Fast Food Affects More Than Just Your Waistline

Fast Food Affects More Than Just Your Waistline

You might have seen a post shared on Facebook that McDonald’s is getting rid of their famous Big Mac, as well as other popular menu items like their apple pie and even the ability to ‘super-size’ your meal. While it’s true that this billion-dollar fast food staple has recently seen a downturn in profits, these rumors are simply untrue.

What is coming to light, however, is that eating fast food on the regular can be doing way more damage than what was initially thought – and observed in obvious fashion. Increased fast food intake is known to cause obesity and a whole slew of other physical health problems.

Fast Food Affects More Than Just Your Waistline

New research reveals that daily consumption of fast food not only causes obesity but hurts children’s academic performance, a new study suggests. A study, which was featured in SAGE Journal, found that students who ate fast food at least once a day had slower growth in math, reading, and science skills than their counterparts who didn’t eat fast food.

Researchers at Ohio State University used data from the Early Childhood Longitudinal Study-Kindergarten Cohort, a national survey of nearly 12,000 students, and asked students between fifth and eighth grade about their eating habits as part of an effort to compare the frequency of fast food eaten and academic gains made, if any, within a three-year span.

“High levels of fast food consumption were predictive of lower growth in all three academic subjects,” Kelly M. Purtell, the lead researcher, told The Huffington Post. “Fast food is really pervasive right now, and there are a lot of reasons why kids eat it and why families use it. Because of this, we have to think broadly about lots of different ways to make families not be reliant on fast food.”

And this is supported by past research, that started a couple of years ago in 2013; a report by Action for Healthy Kids, a public-private partnership of more than 50 organizations committed to promoting children’s health, showed that children who started their day with a nutritious breakfast and later engaged in an hour of physical activity increased their cognitive ability and improved their disposition toward school.

Fast Food Also Causes Deficits in Adults

The average American eats 79 pounds of added sweeteners every year along with 63 pounds of fat – to put that into perspective that comes out to almost a full stick of butter every day. With those habits, it doesn’t take long for damage to occur. “Negative changes in brain chemistry can occur after just a few weeks of unhealthy eating,” says Suzanne Craft, Ph.D., a professor of gerontology and geriatric medicine at Wake Forest School of Medicine.

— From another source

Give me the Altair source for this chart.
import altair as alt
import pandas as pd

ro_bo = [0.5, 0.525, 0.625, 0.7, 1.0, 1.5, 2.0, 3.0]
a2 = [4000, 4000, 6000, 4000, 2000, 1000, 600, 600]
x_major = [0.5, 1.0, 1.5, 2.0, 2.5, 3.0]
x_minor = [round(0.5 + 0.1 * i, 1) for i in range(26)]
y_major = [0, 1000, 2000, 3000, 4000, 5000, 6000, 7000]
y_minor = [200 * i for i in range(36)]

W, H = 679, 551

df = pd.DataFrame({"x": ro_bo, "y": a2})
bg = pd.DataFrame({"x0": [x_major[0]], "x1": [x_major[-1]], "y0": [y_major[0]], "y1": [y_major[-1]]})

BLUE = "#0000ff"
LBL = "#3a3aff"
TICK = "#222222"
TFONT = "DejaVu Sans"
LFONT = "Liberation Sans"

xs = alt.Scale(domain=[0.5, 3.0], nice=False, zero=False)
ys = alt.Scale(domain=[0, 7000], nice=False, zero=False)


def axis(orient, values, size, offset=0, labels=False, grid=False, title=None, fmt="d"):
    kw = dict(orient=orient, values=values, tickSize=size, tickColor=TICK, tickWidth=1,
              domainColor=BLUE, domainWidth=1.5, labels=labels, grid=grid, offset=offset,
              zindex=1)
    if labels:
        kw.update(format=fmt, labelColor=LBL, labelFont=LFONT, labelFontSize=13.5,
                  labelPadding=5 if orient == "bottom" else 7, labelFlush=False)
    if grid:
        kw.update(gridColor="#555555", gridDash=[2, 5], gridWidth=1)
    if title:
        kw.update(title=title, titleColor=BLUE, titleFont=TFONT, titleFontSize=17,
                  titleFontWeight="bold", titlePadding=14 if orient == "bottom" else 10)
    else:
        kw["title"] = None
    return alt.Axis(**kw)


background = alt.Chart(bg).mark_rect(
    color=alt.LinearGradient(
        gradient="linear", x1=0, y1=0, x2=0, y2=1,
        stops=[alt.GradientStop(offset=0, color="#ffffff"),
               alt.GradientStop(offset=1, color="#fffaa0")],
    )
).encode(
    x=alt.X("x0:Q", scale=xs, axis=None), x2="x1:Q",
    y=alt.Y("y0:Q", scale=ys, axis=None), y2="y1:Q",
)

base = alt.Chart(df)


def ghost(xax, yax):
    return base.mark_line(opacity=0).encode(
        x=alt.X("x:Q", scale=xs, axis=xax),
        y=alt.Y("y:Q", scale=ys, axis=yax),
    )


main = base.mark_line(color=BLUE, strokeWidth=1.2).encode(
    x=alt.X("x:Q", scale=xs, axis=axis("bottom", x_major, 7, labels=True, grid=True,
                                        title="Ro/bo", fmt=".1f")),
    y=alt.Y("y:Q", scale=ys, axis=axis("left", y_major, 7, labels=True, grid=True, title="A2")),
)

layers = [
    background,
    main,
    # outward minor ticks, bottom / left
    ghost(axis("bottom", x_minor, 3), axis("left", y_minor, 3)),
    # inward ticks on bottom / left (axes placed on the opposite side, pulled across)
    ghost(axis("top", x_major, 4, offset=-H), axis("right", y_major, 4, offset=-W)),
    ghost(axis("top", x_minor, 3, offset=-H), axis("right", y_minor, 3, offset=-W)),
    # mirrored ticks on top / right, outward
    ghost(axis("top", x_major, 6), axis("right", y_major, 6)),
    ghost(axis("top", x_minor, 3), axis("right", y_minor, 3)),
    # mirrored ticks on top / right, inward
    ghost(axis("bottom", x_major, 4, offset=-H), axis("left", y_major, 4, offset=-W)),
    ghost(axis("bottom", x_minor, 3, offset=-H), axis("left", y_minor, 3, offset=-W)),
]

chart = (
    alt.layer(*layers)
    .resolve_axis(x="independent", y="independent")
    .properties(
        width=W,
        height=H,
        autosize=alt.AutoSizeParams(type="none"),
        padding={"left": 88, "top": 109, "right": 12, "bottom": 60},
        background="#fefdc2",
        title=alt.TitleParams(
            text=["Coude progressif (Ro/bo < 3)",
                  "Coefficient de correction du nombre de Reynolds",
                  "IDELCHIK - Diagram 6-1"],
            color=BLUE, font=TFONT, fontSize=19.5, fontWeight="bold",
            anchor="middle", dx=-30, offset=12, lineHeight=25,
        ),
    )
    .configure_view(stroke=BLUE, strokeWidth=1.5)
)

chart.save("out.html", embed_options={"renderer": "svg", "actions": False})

Craft found that people who ate meals with high levels of sugar and saturated fat for as little as one month performed more poorly on memory tests. Not to mention that they were also 40% more likely to experience depression.

Researchers suspect that one of the most toxic effects of chronically consuming fast foods may be the suppression of a brain peptide called BDNF (brain-derived neurotrophic factor), which is involved in memory formation and learning.

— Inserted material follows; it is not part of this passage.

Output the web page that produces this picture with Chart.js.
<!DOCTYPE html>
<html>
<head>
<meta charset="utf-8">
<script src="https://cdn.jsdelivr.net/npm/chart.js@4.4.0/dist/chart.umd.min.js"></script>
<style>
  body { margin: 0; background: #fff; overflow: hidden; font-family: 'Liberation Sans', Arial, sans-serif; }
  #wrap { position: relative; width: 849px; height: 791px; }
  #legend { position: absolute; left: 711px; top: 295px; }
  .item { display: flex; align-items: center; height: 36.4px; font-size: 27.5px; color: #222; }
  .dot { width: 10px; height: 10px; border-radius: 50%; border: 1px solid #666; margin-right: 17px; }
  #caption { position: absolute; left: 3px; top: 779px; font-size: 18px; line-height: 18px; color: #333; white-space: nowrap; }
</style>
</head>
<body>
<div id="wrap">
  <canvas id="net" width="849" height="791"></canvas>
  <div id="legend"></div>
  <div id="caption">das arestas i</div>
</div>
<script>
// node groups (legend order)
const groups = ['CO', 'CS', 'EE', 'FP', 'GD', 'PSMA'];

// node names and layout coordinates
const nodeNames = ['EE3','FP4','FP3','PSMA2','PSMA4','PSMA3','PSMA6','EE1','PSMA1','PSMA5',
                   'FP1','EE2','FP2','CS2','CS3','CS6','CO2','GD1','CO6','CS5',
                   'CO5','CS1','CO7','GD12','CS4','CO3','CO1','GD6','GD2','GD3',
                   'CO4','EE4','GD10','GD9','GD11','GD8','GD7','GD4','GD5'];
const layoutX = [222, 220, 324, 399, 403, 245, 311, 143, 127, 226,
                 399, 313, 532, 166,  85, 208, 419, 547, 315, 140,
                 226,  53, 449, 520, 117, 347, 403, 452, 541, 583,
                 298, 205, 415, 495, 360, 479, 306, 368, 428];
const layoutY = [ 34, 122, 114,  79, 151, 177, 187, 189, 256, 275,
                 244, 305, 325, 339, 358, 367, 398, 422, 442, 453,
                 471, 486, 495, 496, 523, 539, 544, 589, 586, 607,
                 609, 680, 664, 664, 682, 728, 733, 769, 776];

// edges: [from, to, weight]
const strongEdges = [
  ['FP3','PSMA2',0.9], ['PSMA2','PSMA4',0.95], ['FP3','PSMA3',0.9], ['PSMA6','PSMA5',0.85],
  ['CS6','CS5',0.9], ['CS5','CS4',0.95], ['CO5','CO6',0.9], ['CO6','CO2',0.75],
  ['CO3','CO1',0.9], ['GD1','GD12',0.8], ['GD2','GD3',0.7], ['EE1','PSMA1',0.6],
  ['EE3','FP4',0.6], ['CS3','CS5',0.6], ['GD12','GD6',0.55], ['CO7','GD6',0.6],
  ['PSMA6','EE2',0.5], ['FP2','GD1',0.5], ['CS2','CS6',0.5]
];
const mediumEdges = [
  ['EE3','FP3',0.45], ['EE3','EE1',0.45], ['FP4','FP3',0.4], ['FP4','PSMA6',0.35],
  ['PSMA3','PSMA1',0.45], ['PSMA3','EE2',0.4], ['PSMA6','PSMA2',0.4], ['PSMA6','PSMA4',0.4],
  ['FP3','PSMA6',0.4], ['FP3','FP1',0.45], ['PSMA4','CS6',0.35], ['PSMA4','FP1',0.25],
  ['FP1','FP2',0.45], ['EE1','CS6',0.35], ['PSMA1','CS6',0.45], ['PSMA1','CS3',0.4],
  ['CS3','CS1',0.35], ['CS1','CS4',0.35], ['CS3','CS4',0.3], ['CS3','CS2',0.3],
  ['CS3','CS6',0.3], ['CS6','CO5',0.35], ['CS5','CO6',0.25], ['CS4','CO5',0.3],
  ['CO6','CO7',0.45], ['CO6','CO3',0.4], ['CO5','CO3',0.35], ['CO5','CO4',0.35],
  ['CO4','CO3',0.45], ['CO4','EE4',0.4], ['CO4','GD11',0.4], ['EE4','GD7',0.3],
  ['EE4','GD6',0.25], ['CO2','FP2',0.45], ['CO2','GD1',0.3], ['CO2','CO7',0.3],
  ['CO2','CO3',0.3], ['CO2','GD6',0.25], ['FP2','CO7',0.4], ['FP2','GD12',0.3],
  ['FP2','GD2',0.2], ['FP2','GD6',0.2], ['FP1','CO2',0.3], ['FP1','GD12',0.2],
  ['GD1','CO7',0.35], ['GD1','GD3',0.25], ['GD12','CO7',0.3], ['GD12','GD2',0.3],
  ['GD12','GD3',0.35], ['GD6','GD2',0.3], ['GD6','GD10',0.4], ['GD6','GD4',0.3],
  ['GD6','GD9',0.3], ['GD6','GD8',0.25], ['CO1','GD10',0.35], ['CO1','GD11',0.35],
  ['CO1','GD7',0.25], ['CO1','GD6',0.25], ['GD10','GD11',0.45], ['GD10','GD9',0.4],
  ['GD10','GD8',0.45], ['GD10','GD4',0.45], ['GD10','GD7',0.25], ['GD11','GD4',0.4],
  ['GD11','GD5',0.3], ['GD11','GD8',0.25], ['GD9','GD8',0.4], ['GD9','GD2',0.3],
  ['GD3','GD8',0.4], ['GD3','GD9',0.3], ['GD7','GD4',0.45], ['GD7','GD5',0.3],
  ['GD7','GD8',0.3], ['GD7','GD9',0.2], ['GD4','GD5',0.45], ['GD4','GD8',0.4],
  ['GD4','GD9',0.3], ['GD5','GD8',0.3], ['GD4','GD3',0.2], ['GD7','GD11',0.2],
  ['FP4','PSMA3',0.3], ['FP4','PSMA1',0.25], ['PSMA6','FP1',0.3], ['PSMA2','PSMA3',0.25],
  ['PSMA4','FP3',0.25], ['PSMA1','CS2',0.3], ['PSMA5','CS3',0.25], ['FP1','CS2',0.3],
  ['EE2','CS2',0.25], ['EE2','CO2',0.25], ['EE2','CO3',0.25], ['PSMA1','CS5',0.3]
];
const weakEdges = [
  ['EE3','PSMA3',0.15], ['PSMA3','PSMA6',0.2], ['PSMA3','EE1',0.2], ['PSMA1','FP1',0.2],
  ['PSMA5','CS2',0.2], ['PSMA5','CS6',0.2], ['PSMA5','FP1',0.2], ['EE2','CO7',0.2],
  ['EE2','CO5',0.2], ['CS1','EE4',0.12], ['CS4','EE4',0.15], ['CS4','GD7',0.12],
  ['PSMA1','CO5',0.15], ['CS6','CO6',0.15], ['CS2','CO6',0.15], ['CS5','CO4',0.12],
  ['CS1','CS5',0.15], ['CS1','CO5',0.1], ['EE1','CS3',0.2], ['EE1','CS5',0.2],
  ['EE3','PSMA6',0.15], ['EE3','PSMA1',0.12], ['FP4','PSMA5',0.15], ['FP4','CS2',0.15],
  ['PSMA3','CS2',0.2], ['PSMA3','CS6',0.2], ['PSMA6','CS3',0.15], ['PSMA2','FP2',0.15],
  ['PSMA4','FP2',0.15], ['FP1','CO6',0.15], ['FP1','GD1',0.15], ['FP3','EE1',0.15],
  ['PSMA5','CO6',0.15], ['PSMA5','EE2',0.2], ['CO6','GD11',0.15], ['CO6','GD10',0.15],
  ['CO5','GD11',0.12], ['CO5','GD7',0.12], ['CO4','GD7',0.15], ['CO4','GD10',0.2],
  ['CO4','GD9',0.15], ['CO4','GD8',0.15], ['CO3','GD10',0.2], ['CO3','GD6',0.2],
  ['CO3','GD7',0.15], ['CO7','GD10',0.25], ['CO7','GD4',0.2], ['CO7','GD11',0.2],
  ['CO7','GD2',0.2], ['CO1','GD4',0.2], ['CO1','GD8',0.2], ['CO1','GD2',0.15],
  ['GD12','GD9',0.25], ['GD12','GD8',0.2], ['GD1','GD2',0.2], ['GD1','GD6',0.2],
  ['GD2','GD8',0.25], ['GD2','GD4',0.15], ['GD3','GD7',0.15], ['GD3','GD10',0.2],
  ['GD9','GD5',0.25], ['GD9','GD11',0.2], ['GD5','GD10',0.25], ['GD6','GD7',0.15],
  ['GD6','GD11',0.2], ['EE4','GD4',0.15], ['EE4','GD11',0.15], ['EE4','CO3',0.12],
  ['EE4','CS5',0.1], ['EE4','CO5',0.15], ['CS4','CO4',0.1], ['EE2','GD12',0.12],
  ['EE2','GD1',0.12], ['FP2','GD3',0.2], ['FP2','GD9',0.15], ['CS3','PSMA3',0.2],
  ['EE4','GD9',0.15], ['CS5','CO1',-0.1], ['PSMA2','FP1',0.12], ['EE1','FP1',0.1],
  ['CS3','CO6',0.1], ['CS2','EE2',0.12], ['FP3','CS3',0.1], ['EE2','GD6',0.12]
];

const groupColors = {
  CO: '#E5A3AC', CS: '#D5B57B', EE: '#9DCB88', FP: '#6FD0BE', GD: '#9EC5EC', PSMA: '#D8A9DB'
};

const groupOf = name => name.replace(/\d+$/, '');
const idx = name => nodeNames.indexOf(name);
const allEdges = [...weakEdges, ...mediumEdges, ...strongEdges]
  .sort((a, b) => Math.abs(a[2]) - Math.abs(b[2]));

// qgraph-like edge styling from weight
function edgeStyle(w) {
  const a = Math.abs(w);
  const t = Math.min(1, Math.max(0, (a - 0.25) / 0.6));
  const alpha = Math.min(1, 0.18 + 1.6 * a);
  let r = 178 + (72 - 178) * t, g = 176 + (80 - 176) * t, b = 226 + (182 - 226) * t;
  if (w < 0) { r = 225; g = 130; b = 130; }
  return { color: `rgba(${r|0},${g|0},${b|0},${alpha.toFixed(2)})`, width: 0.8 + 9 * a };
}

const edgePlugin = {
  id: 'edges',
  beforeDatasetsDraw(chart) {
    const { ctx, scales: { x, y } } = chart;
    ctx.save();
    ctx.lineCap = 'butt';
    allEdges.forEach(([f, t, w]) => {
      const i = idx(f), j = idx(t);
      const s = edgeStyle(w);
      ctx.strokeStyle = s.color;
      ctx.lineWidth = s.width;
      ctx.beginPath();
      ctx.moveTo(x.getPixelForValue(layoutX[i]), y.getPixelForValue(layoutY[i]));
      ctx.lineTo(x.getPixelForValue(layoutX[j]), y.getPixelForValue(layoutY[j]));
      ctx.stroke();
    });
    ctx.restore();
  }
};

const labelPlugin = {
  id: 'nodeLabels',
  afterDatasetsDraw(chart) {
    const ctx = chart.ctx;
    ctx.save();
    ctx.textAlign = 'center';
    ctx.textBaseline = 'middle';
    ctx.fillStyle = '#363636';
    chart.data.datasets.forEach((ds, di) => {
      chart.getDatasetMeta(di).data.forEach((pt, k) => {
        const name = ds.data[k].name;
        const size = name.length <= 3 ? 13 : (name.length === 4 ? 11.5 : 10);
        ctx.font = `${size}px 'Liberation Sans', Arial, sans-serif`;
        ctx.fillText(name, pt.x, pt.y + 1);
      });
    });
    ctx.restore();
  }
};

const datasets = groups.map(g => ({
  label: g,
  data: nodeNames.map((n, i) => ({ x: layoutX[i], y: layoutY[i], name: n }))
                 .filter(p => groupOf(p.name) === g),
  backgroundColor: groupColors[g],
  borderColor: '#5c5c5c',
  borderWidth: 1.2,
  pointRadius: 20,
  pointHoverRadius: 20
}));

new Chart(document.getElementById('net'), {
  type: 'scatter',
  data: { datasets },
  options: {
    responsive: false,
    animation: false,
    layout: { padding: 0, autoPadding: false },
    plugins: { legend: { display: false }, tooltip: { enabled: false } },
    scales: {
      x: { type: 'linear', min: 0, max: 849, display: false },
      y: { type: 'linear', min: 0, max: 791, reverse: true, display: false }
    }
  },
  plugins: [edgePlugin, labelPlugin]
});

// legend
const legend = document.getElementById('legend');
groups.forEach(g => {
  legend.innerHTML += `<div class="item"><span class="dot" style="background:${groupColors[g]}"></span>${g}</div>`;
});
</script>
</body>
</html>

A toxic diet of mostly fast foods also causes a chemical reaction that promotes inflammation in the brain, which can damage cells and disrupt connections between neurons. This causes a loss of synaptic plasticity, meaning “you’re less able to make new neural connections, you’re less able to activate your memories, and you’re less able to focus,” says Ewan McNay, Ph.D., an assistant professor of behavioral neuroscience at the University at Albany.

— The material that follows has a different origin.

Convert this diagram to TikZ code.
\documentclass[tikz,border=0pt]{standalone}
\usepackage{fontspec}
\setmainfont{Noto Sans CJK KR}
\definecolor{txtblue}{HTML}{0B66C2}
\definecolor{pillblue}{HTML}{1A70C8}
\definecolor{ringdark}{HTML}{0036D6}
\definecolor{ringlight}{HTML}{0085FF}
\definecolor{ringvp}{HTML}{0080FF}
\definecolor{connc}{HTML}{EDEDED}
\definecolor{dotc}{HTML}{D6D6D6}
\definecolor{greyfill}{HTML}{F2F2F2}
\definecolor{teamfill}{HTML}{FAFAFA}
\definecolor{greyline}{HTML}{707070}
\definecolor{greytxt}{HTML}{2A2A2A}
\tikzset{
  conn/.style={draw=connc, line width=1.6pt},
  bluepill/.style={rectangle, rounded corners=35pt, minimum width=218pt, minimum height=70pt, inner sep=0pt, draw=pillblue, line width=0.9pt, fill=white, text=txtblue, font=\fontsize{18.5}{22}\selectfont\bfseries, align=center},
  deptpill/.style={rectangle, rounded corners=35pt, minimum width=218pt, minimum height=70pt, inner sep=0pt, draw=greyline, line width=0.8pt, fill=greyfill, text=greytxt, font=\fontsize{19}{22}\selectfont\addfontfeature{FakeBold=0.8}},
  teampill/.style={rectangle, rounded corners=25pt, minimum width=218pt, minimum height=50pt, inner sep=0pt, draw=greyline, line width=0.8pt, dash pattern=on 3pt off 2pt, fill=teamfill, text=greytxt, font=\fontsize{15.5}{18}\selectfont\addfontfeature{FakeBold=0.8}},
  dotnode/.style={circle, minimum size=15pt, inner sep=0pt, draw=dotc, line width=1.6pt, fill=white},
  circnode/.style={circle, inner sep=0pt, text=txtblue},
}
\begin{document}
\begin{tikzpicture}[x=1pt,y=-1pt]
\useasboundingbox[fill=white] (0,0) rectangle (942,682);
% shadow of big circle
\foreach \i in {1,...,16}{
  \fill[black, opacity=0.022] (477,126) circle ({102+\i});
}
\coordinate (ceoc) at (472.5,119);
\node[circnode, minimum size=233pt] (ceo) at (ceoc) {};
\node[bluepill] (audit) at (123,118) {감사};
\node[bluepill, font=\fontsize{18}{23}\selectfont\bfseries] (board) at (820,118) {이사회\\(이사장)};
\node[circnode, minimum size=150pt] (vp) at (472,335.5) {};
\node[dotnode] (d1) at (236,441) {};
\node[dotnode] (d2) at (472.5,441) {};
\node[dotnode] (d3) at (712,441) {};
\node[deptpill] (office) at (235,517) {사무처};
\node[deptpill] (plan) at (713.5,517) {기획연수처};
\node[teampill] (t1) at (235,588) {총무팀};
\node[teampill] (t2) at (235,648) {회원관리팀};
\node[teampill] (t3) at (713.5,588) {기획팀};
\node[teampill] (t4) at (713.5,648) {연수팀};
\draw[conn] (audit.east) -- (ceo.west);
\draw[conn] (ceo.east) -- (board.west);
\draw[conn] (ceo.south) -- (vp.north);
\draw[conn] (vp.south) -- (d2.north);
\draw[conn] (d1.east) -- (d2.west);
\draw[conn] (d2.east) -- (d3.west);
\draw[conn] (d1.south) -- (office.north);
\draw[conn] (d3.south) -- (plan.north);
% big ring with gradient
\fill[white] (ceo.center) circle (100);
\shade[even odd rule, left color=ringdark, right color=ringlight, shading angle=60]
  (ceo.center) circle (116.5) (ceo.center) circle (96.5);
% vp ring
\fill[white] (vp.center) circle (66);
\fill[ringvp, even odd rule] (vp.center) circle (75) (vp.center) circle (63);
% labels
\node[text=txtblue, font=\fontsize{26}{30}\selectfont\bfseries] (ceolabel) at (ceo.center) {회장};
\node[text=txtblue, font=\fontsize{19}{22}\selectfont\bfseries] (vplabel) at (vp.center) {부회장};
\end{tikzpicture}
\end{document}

The Take-Away (if you will)

While sporadic eating of fast food doesn’t result in nutrient deficiency, the Centers for Disease Control and Prevention warns that regularly consuming the high-salt, high-sugar meals often found in popular fast food franchises and corner stores causes memory loss and slow brain development in children. Those foods lack the nutrients essential for cognitive development – including calcium, iron, Vitamin C, and zinc – at a time when children and adolescents are developing the fastest.